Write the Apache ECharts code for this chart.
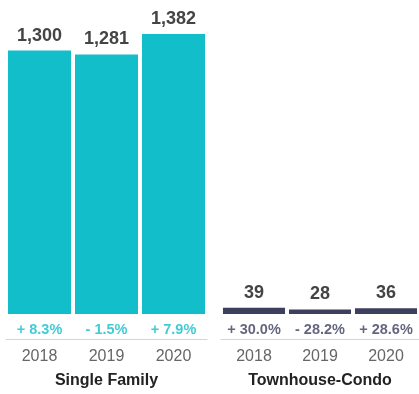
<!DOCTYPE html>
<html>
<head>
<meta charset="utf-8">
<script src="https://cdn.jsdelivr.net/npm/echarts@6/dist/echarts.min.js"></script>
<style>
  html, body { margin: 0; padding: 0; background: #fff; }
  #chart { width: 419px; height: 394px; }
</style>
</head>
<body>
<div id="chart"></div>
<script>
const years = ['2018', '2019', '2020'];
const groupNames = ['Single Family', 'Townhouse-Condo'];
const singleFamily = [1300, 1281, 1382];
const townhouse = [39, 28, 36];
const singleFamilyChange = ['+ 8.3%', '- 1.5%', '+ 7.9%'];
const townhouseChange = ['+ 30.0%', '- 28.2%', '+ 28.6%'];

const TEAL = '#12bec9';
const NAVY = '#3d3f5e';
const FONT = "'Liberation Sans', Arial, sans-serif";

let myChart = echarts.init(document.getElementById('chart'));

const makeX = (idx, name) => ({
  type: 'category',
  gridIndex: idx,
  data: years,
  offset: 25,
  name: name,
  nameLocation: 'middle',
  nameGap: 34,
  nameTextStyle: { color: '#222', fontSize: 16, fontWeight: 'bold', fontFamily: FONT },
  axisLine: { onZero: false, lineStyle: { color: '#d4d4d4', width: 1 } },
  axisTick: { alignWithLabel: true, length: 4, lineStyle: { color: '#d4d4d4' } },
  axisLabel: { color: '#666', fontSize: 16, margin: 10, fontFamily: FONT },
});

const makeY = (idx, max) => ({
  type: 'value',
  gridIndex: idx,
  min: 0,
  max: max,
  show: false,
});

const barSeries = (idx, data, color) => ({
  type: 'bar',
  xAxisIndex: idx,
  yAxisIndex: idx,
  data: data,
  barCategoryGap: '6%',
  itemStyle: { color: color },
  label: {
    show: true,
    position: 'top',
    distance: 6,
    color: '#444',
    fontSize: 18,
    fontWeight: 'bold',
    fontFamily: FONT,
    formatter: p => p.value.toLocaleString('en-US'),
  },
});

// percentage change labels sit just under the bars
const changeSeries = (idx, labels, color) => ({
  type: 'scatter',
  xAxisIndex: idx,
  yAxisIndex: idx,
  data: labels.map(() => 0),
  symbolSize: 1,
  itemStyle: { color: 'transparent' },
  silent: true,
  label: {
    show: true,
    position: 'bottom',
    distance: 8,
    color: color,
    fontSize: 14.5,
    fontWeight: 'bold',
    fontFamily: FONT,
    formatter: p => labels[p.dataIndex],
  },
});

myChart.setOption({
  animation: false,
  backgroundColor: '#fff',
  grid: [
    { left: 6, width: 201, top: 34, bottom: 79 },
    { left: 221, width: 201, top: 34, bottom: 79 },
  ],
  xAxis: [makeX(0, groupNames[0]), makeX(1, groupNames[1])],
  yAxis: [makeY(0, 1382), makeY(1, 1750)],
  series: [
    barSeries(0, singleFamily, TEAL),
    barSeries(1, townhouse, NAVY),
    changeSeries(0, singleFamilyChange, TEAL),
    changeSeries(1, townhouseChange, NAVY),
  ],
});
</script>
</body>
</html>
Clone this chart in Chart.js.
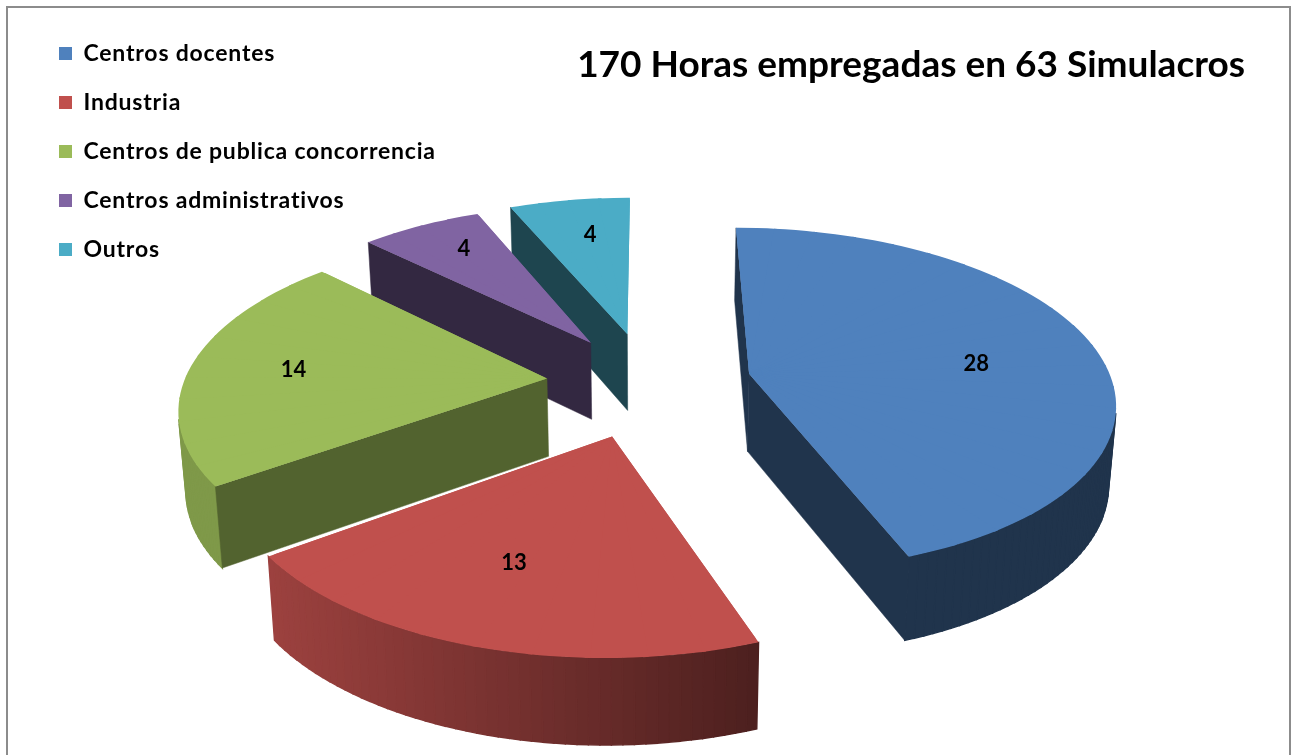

____

What you have to do — Set each line of the records down exactly, leaving every picture out.

Task response —
Write the Apache ECharts code for this chart.
<!DOCTYPE html>
<html>
<head>
<meta charset="utf-8">
<script src="https://cdn.jsdelivr.net/npm/echarts@6/dist/echarts.min.js"></script>
<style>
  html, body { margin: 0; padding: 0; background: #fff; }
  #chart { width: 419px; height: 394px; }
</style>
</head>
<body>
<div id="chart"></div>
<script>
const years = ['2018', '2019', '2020'];
const groupNames = ['Single Family', 'Townhouse-Condo'];
const singleFamily = [1300, 1281, 1382];
const townhouse = [39, 28, 36];
const singleFamilyChange = ['+ 8.3%', '- 1.5%', '+ 7.9%'];
const townhouseChange = ['+ 30.0%', '- 28.2%', '+ 28.6%'];

const TEAL = '#12bec9';
const NAVY = '#3d3f5e';
const FONT = "'Liberation Sans', Arial, sans-serif";

let myChart = echarts.init(document.getElementById('chart'));

const makeX = (idx, name) => ({
  type: 'category',
  gridIndex: idx,
  data: years,
  offset: 25,
  name: name,
  nameLocation: 'middle',
  nameGap: 34,
  nameTextStyle: { color: '#222', fontSize: 16, fontWeight: 'bold', fontFamily: FONT },
  axisLine: { onZero: false, lineStyle: { color: '#d4d4d4', width: 1 } },
  axisTick: { alignWithLabel: true, length: 4, lineStyle: { color: '#d4d4d4' } },
  axisLabel: { color: '#666', fontSize: 16, margin: 10, fontFamily: FONT },
});

const makeY = (idx, max) => ({
  type: 'value',
  gridIndex: idx,
  min: 0,
  max: max,
  show: false,
});

const barSeries = (idx, data, color) => ({
  type: 'bar',
  xAxisIndex: idx,
  yAxisIndex: idx,
  data: data,
  barCategoryGap: '6%',
  itemStyle: { color: color },
  label: {
    show: true,
    position: 'top',
    distance: 6,
    color: '#444',
    fontSize: 18,
    fontWeight: 'bold',
    fontFamily: FONT,
    formatter: p => p.value.toLocaleString('en-US'),
  },
});

// percentage change labels sit just under the bars
const changeSeries = (idx, labels, color) => ({
  type: 'scatter',
  xAxisIndex: idx,
  yAxisIndex: idx,
  data: labels.map(() => 0),
  symbolSize: 1,
  itemStyle: { color: 'transparent' },
  silent: true,
  label: {
    show: true,
    position: 'bottom',
    distance: 8,
    color: color,
    fontSize: 14.5,
    fontWeight: 'bold',
    fontFamily: FONT,
    formatter: p => labels[p.dataIndex],
  },
});

myChart.setOption({
  animation: false,
  backgroundColor: '#fff',
  grid: [
    { left: 6, width: 201, top: 34, bottom: 79 },
    { left: 221, width: 201, top: 34, bottom: 79 },
  ],
  xAxis: [makeX(0, groupNames[0]), makeX(1, groupNames[1])],
  yAxis: [makeY(0, 1382), makeY(1, 1750)],
  series: [
    barSeries(0, singleFamily, TEAL),
    barSeries(1, townhouse, NAVY),
    changeSeries(0, singleFamilyChange, TEAL),
    changeSeries(1, townhouseChange, NAVY),
  ],
});
</script>
</body>
</html>
Clone this chart in Chart.js.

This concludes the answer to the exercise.